Des affaires du monde aux affaires tout court

Le monde des affaires est aujourd'hui profondément influencé par les enjeux géopolitiques. Pour les entreprises, il devient crucial d’intégrer ces dynamiques dans leur stratégie, non seulement pour anticiper les risques, mais aussi pour identifier les opportunités qui émergent d’un environnement global en perpétuelle mutation.

La création d’un poste de Chief Geopolitical Officer pourrait être une solution efficace, quoique temporaire, pour impulser cette nouvelle approche. Le CGO permettrait de centraliser et d’accélérer la prise en compte des questions géopolitiques tout en veillant à ce qu’elles soient intégrées dans les décisions opérationnelles, offrant ainsi aux entreprises un avantage stratégique dans ce nouveau contexte mondial.

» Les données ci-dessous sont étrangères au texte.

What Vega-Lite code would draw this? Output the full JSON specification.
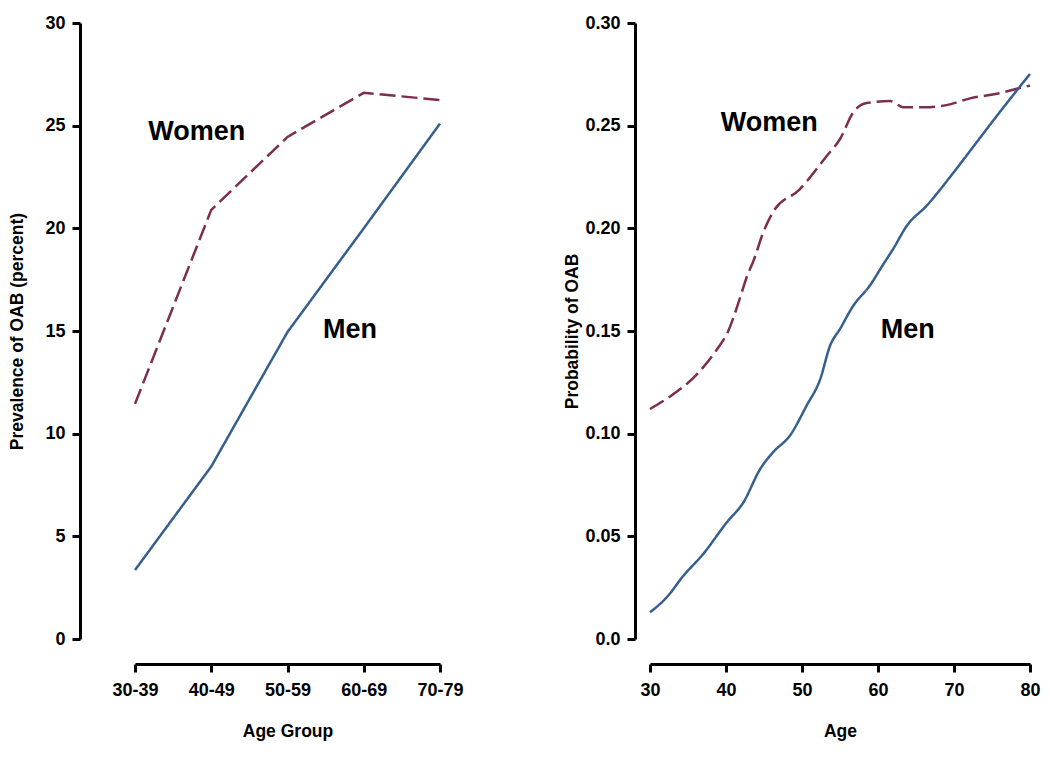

La géopolitique s’intéresse aux entreprises. Soit pour les malmener, soit pour les manipuler, soit pour les transformer.

La géopolitique s’intéresse aux entreprises. Soit pour les malmener, soit pour les manipuler, soit pour les transformer. Aux entreprises de réagir : subir les crises internationales n’est pas une fatalité car il est possible de les anticiper, de les préparer et de les traduire en développement.